Center for Biological Diversity

For Immediate Release, June 2, 2016

Contact: Sarah Uhlemann, (206) 327-2344,

Obama Administration Announces New Restrictions on Ivory Sales to Save Elephants

WASHINGTON— President Obama announced new regulations today that restrict the trade of ivory across state lines and expand limits on ivory exports. The regulations are part of an ongoing effort to crackdown on wildlife trade through President Obama’s National Strategy on Wildlife Trafficking.

African savannah elephant
African savannah elephant courtesy Flickr/Bernard Dupont. This photo is available for media use.

Elephants across Africa are being wiped out at a dizzying pace to feed the illegal market for ivory products, and the United States has one of the largest markets for ivory in the world. Prohibiting interstate ivory trade is a much-needed step to shrink domestic markets. While the new rules substantially restrain sales, the regulation provides limited exceptions, including for pre-existing products that contain 200 grams or less of ivory.

“We’re excited the Obama administration has taken this important step to reduce the domestic trade in ivory,” said Sarah Uhlemann, international program director at the Center for Biological Diversity. “The United States has one of the largest markets for ivory in the world and reducing demand here will go a long way toward saving elephants in Africa.”
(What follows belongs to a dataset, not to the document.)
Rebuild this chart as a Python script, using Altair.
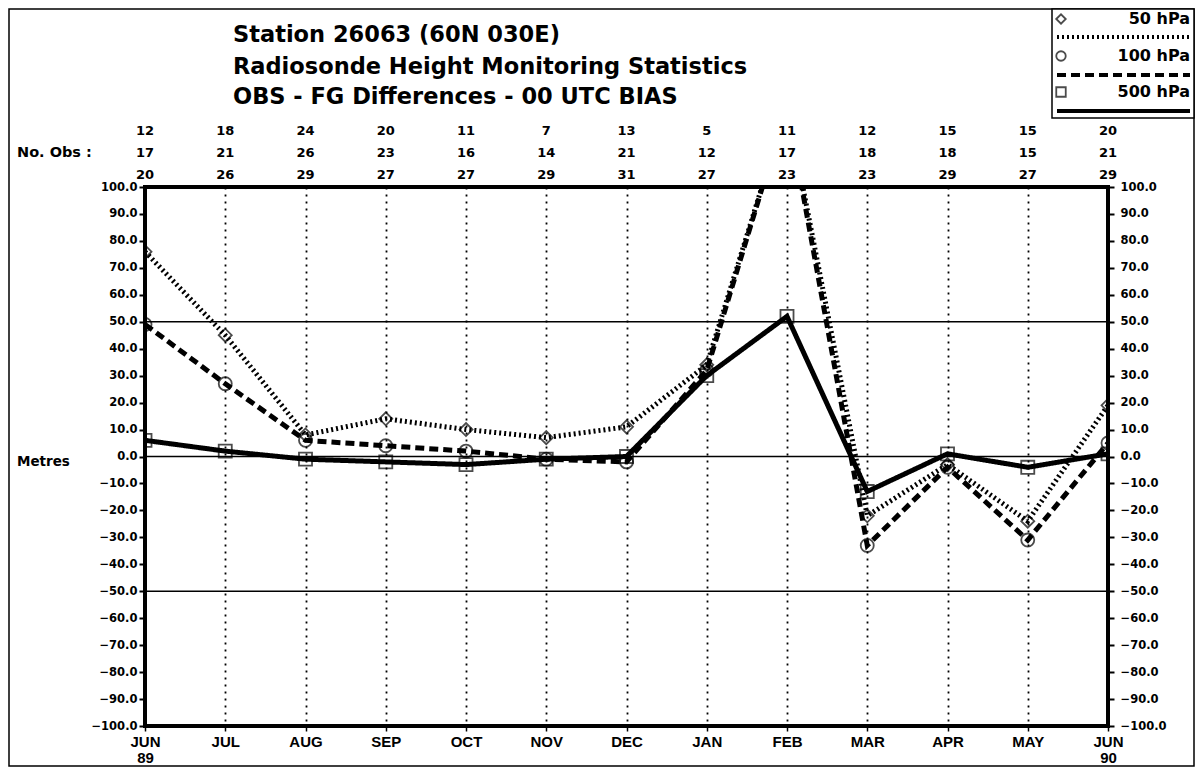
import json
import altair as alt
import pandas as pd

MONTHS = ["JUN", "JUL", "AUG", "SEP", "OCT", "NOV", "DEC", "JAN", "FEB", "MAR", "APR", "MAY", "JUN"]
YEARS = ["89", "", "", "", "", "", "", "", "", "", "", "", "90"]
SERIES = ["50 hPa", "100 hPa", "500 hPa"]
BIAS_50 = [76, 45, 8, 14, 10, 7, 11, 34, 130, -22, -3, -24, 19]
BIAS_100 = [49, 27, 6, 4, 2, -1, -2, 32, 130, -33, -4, -31, 5]
BIAS_500 = [6, 2, -1, -2, -3, -1, 0, 30, 52, -13, 1, -4, 1]
NOBS_50 = [12, 18, 24, 20, 11, 7, 13, 5, 11, 12, 15, 15, 20]
NOBS_100 = [17, 21, 26, 23, 16, 14, 21, 12, 17, 18, 18, 15, 21]
NOBS_500 = [20, 26, 29, 27, 27, 29, 31, 27, 23, 23, 29, 27, 29]
REF_LINES = [-50, 0, 50]
Y_TICKS = list(range(-100, 101, 10))
TITLE = ["Station 26063 (60N 030E)",
         "Radiosonde Height Monitoring Statistics",
         "OBS - FG Differences - 00 UTC  BIAS"]

rows = []
for s, vals in zip(SERIES, [BIAS_50, BIAS_100, BIAS_500]):
    for i, v in enumerate(vals):
        rows.append({"idx": i, "series": s, "bias": v})
df = pd.DataFrame(rows)
months_df = pd.DataFrame({"idx": list(range(len(MONTHS))),
                          "n50": NOBS_50, "n100": NOBS_100, "n500": NOBS_500})
ref_df = pd.DataFrame({"v": REF_LINES})
one = pd.DataFrame({"a": [0]})

FONT = "Liberation Sans"
WIDE = "DejaVu Sans"
DASHES = [[2, 3], [9, 5], [1, 0]]

label_expr = "[{m}[datum.value], {y}[datum.value]]".format(m=json.dumps(MONTHS), y=json.dumps(YEARS))
xs = alt.Scale(domain=[0, 12], nice=False, zero=False)
ys = alt.Scale(domain=[-100, 100], nice=False, zero=False)
xaxis = alt.Axis(values=list(range(13)), labelExpr=label_expr, title=None, grid=True,
                 gridDash=[2, 5], gridWidth=1.8, gridColor="black", domain=False,
                 tickSize=5, tickWidth=1.5, tickColor="black", labelPadding=3,
                 labelFont=FONT, labelFontSize=15, labelFontWeight="bold", labelColor="black",
                 labelLineHeight=16, labelFlush=False)
X = alt.X("idx:Q", scale=xs, axis=xaxis)


def yaxis(orient):
    return alt.Axis(orient=orient, values=Y_TICKS, format=".1f", title=None, grid=False,
                    domain=False, tickSize=6, tickWidth=2, tickColor="black",
                    labelPadding=2 if orient == "left" else 6,
                    labelFont=WIDE, labelFontSize=11.5, labelFontWeight="bold", labelColor="black")


refs = alt.Chart(ref_df).mark_rule(color="black", strokeWidth=1.6).encode(
    y=alt.Y("v:Q", scale=ys, axis=yaxis("left")))

lines = alt.Chart(df).mark_line(clip=True, color="black", strokeWidth=5).encode(
    x=X,
    y=alt.Y("bias:Q", scale=ys, axis=None),
    detail="series:N",
    strokeDash=alt.StrokeDash("series:N", scale=alt.Scale(domain=SERIES, range=DASHES), legend=None),
)

points = alt.Chart(df).mark_point(clip=True, filled=False, color="black", size=170, strokeWidth=1.8).encode(
    x=X,
    y=alt.Y("bias:Q", scale=ys, axis=yaxis("right")),
    shape=alt.Shape("series:N", scale=alt.Scale(domain=SERIES, range=["diamond", "circle", "square"]), legend=None),
)

count_layers = []
for col, ypix in [("n50", -56), ("n100", -34), ("n500", -12)]:
    count_layers.append(
        alt.Chart(months_df).mark_text(font=WIDE, fontSize=13, fontWeight="bold", color="black").encode(
            x=X, y=alt.value(ypix), text=alt.Text(f"{col}:Q")))


def label(txt, x, y, size=14, align="left", font=WIDE):
    return alt.Chart(one).mark_text(text=txt, font=font, fontSize=size, fontWeight="bold",
                                    color="black", align=align, baseline="middle").encode(
        x=alt.value(x), y=alt.value(y))


texts = [label(TITLE[0], 88, -152, 22.5), label(TITLE[1], 88, -120, 22.5), label(TITLE[2], 88, -90, 22.5),
         label("No. Obs :", -128, -34, 14.5), label("Metres", -128, 275, 13.5)]

frame = alt.Chart(one).mark_rect(fill=None, stroke="black", strokeWidth=1.5).encode(
    x=alt.value(-136), x2=alt.value(1049), y=alt.value(-178), y2=alt.value(579))

leg_box = alt.Chart(one).mark_rect(fill="white", stroke="black", strokeWidth=1.5).encode(
    x=alt.value(907), x2=alt.value(1049), y=alt.value(-178), y2=alt.value(-69))
legend = [leg_box]
leg_y = [(-168, -150), (-131, -112), (-95, -76)]
shapes = ["diamond", "circle", "square"]
for (sy, ly), s, d, sh in zip(leg_y, SERIES, DASHES, shapes):
    legend.append(alt.Chart(one).mark_point(filled=False, color="black", size=90, strokeWidth=1.8).encode(
        x=alt.value(916), y=alt.value(sy), shape=alt.value(sh)))
    legend.append(label(s, 1045, sy, 16, "right"))
    legend.append(alt.Chart(one).mark_rule(color="black", strokeWidth=4, strokeDash=d).encode(
        x=alt.value(912), x2=alt.value(1045), y=alt.value(ly)))

chart = alt.layer(refs, lines, points, *count_layers, *texts, frame, *legend).resolve_axis(
    y="independent"
).properties(
    width=963, height=539,
    background="white",
    autosize=alt.AutoSizeParams(type="none"),
    padding={"left": 137, "top": 179, "right": 87, "bottom": 41},
).configure_view(stroke="black", strokeWidth=4)

chart.save("out.html", embed_options={"renderer": "svg", "actions": False})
The new rules come on the heels of the U.S. Fish and Wildlife Service’s announcement in March that reclassification of African elephants as “endangered” instead of “threatened” may be warranted under the U.S. Endangered Species Act, and that it will consider recognizing two separate species of African elephant: forest and savannah, in response to a Center petition. Fewer than 100,000 forest elephants and 400,000 savannah elephants remain. Genetic studies indicate the two split into distinct species at least 2 million years ago, about the same time Asian elephants diverged from mammoths. An endangered listing would provide additional restrictions on the import and export of ivory products, and elevate the status of the elephants for funding conservation efforts.

The Center for Biological Diversity is a national, nonprofit conservation organization with more than 1 million members and online activists dedicated to the protection of endangered species and wild places.